On the heels of last week’s timeless commencement addresses by icons like David Foster Wallace, Ellen DeGeneres, and Ray Bradbury comes this fantastic speech by Neil Gaiman, addressing the 2012 graduating class of the University of the Arts in Philadelphia. (Which happens to be the technical birthplace of Brain Pickings as we know it today — it’s there that I took my first web design night class in the early 1800s and transformed what began as a tiny email newsletter into a tiny website.) Gaiman himself never graduated from college — in fact, he never even enrolled in college — yet he earned his place in literary culture as one of the most celebrated and prolific writers working today. Here, he imparts several pieces of life-wisdom on young people beginning a career in the arts, summarized below.

  1. Say “no” to projects that take you further from rather than closer to your own creative goals, however flattering or lucrative. (Hugh MacLeod put it beautifully: “The most important thing a creative per­son can learn professionally is where to draw the red line that separates what you are willing to do, and what you are not.”)
  2. Approach your creative labor with joy, or else it becomes work. (As Ray Bradbury said, “Writing is not a serious business. It’s a joy and a celebration. You should be having fun with it.”)
  3. I learned to write by writing. I tended to do anything as long as it felt like an adventure, and to stop when it felt like work — which meant that life did not feel like work.

  4. Embrace your fear of failure.
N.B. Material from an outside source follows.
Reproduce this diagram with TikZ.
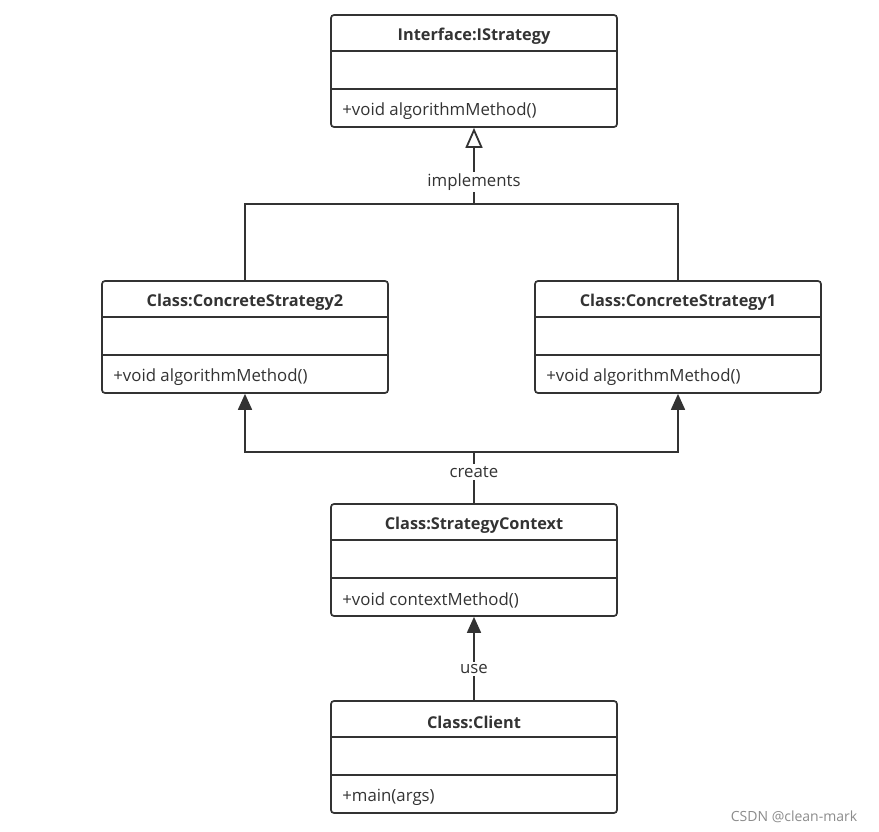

Make peace with the impostor syndrome that comes with success. Don’t be afraid of being wrong.
  5. When things get tough, make good art.
  6. Sometimes life is hard. Things go wrong — and in life, and in love, and in business, and in friendship, and in health, and in all the other ways in which life can go wrong. And when things get tough, this is what you should do: Make good art. I’m serious. Husband runs off with a politician? Make good art. Leg crushed and then eaten by a mutated boa constrictor? Make good art. IRS on your trail? Make good art. Cat exploded? Make good art. Someone on the internet thinks what you’re doing is stupid, or evil, or it’s all been done before? Make good art.

  7. Make your art, tell your story, find your voice — even if you begin by copying others.
  8. You can get work because of the story you tell about yourself, even if it means embellishing, but you keep working because you’re good.
  9. Enjoy your work and your small victories; don’t get swept up into the next thing before being fully present with the joys of this one.
  10. This is an era in which the creative landscape is in constant flux. The rules are being broken down, the gatekeepers are being replaced and displaced. Now is the time to make up your own rules.

Gaiman sums it all up thusly:

Go and make interesting mistakes, make amazing mistakes, make glorious and fantastic mistakes. Break rules. Leave the world more interesting for your being here. Make. Good. Art.